Second, both in the past and today, the evidence is not consistent with the common perception of the “American dream,” whereby immigrants arrived penniless and eventually caught up with US natives. Long-term immigrants in both periods have experienced occupational or earnings growth at around the same pace as natives. As a result, immigrants who held lower-paid occupations than natives upon arrival to the US did not catch up with natives over a single generation. The major difference between the past and present is that, circa 1900, typical long-term immigrants held occupations similar to the native born, even upon first arrival, whereas today the average immigrant earns less than natives upon arrival to the US. Smaller earnings gaps in the past are consistent with the fact that immigrants primarily hailed from European countries that, though poorer than the US, were not as dissimilar in development to the US as are sending countries like Mexico and China today.4 However, there was a substantial degree of heterogeneity in immigrants' skills and earnings across sending countries, including some immigrant groups that out-earn natives from the outset. We also argue that, when evaluating the pace of immigrant assimilation, methods matter. Studies based on cross-sectional data, which are less well-suited to studying assimilation than are panel data, often provide an overly-optimistic sense of immigrant convergence.
Third, both then and now, immigrants appear to reduce the wages of some natives, but the evidence does not support the view that, on net, immigrants have negative effects on the US economy. Instead, new arrivals creates winners and losers in the native population and among existing immigrant workers, reducing the wages of low-skilled natives, encouraging some native born to move away from immigrant gateway cities, and spurring capital investment; in the past, these investments took the form of new factories geared toward mass production.
The main goal of this paper is to review the historical evidence on key issues of concern to the economics of immigration today. We explicitly address the set of topics covered in the Borjas' (1994, 2014) reviews of the literature, which include immigrant selection and assimilation and the effect of immigrants on native workers, and we add in each case the insight that comes from comparison with the historical evidence.

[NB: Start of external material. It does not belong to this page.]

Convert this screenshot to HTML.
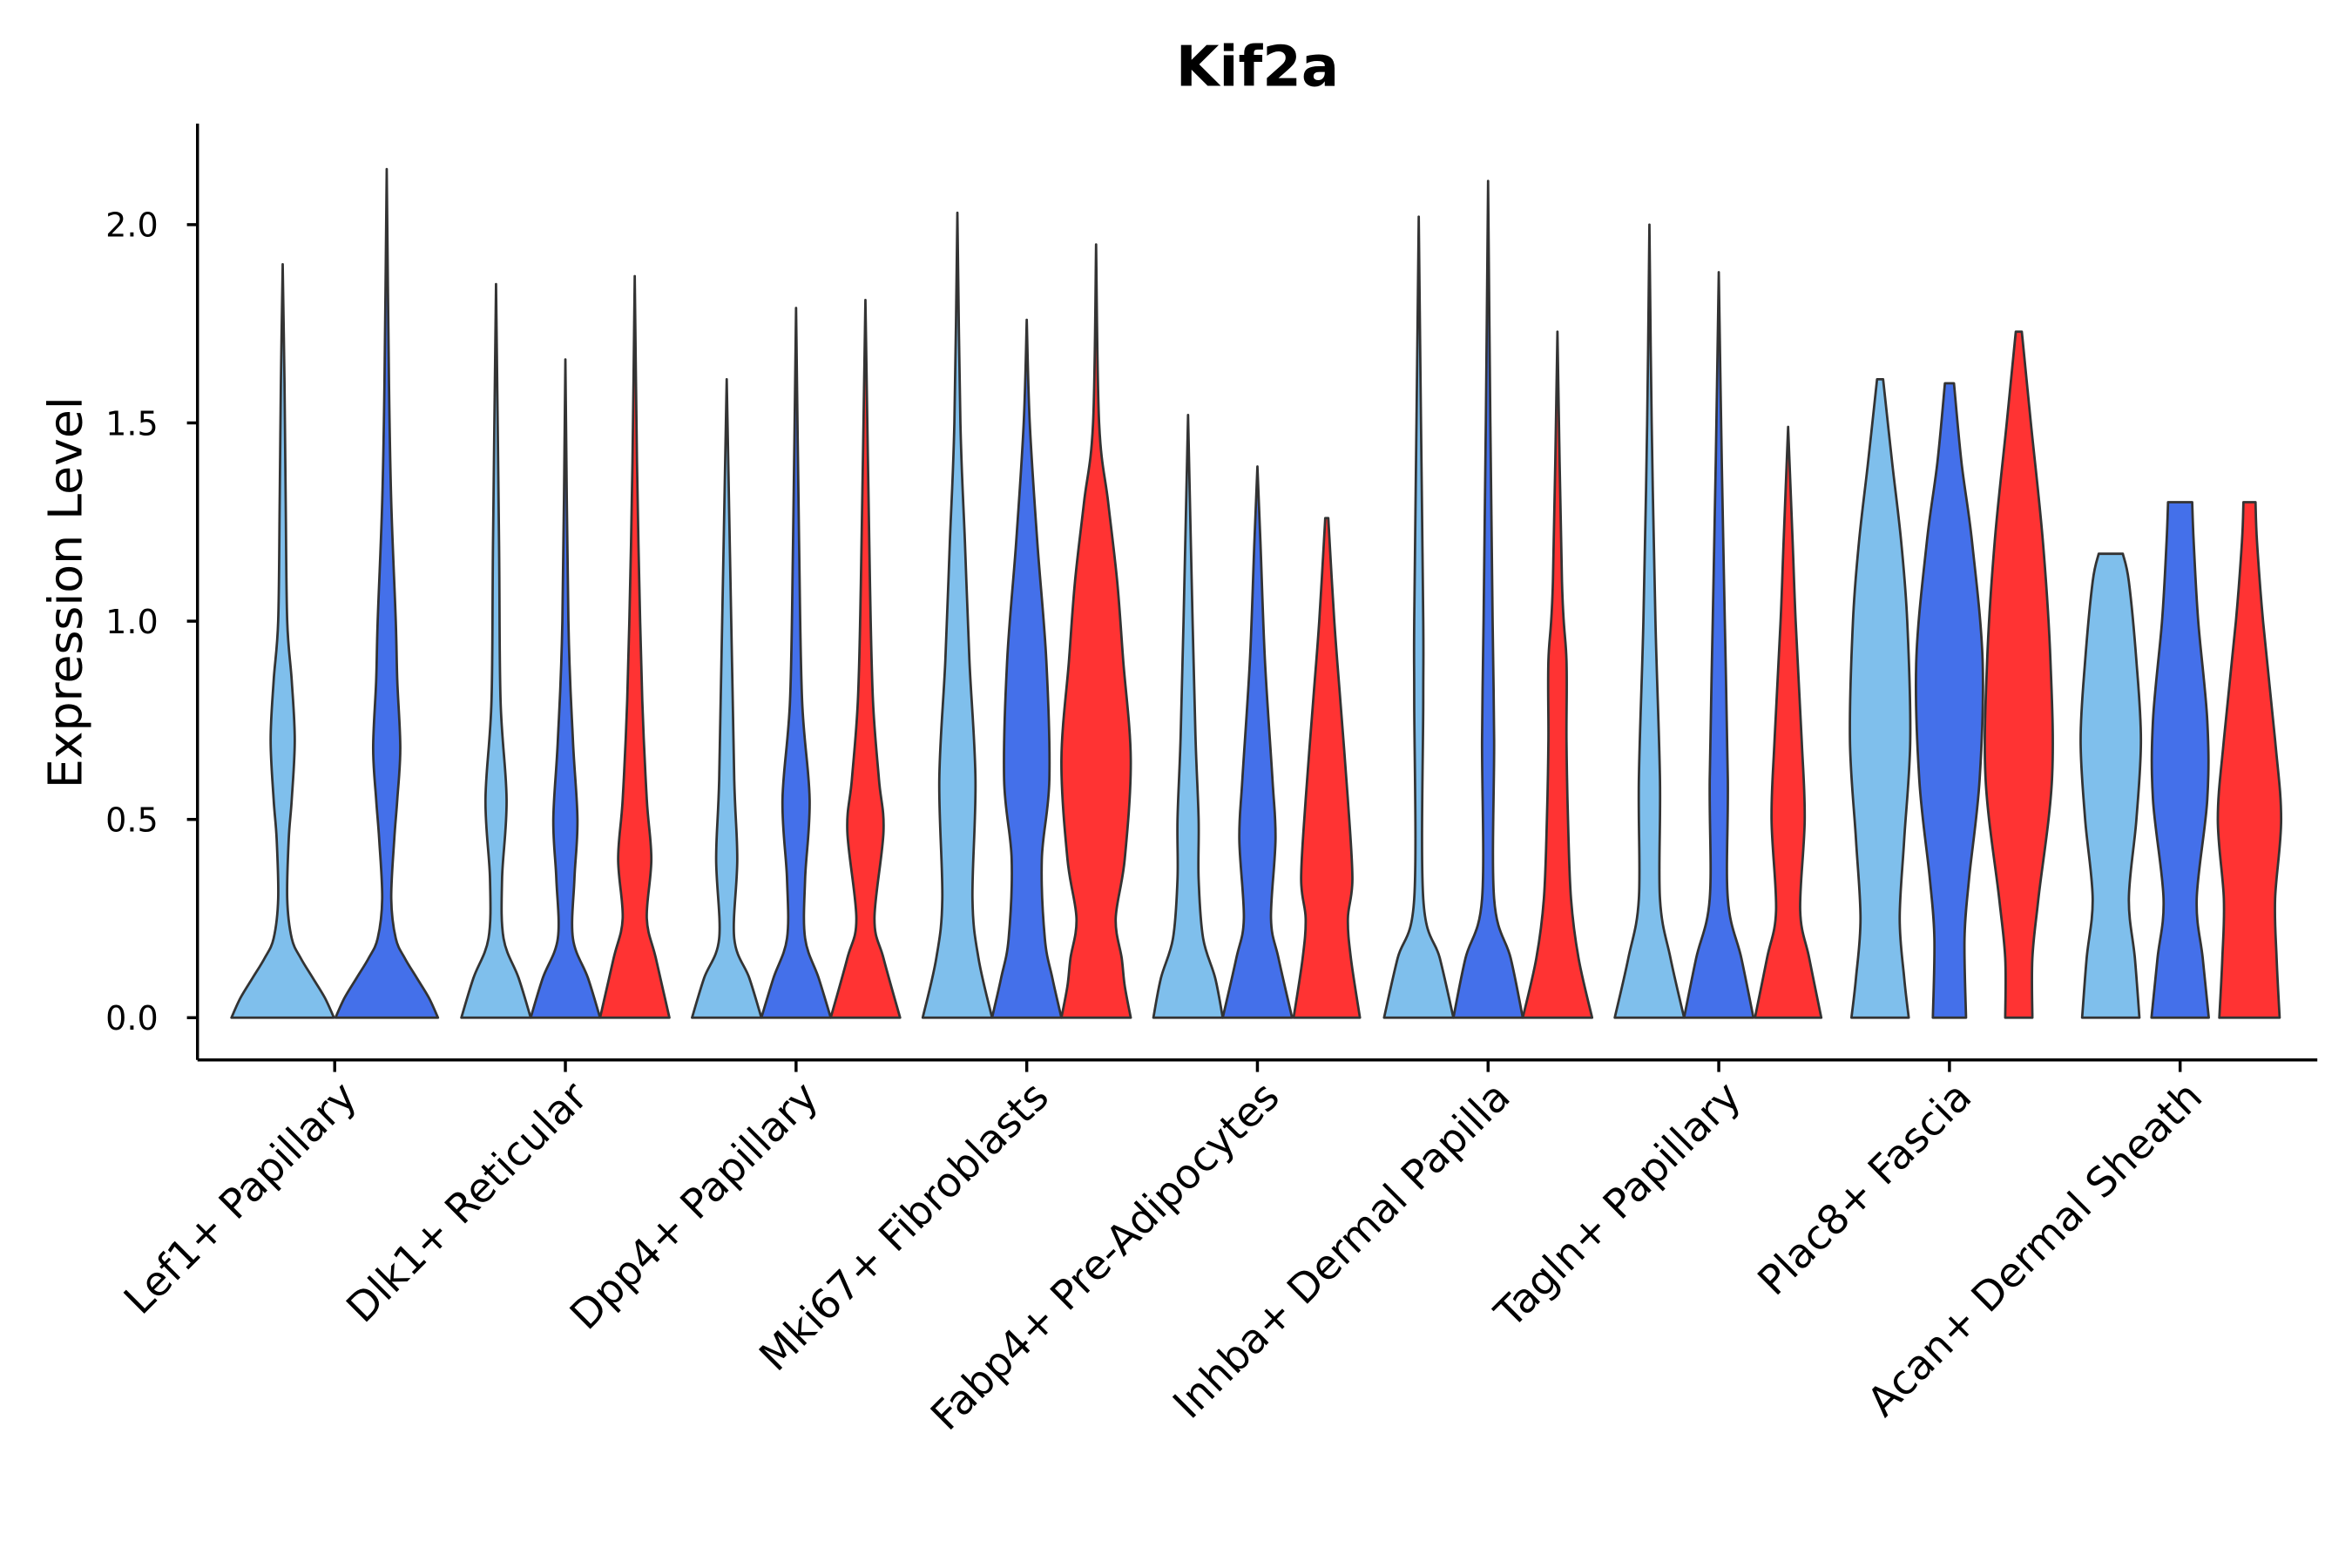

Our focus is on the labor and applied microeconomics research, rather than on more macroeconomic approaches to this topic. Hatton and Williamson (2005) and Ferrie and Hatton (2014) provide complementary reviews of the role of immigration in global economic history. There are a number of important historical topics that we do not cover here. These include internal migration within the US,5 the involuntary migration of slaves,6 migrations to destinations outside of the US,7 or the effect that out-migration might have on sending countries.8 Furthermore, our coverage of the literature on the modern period is only partial.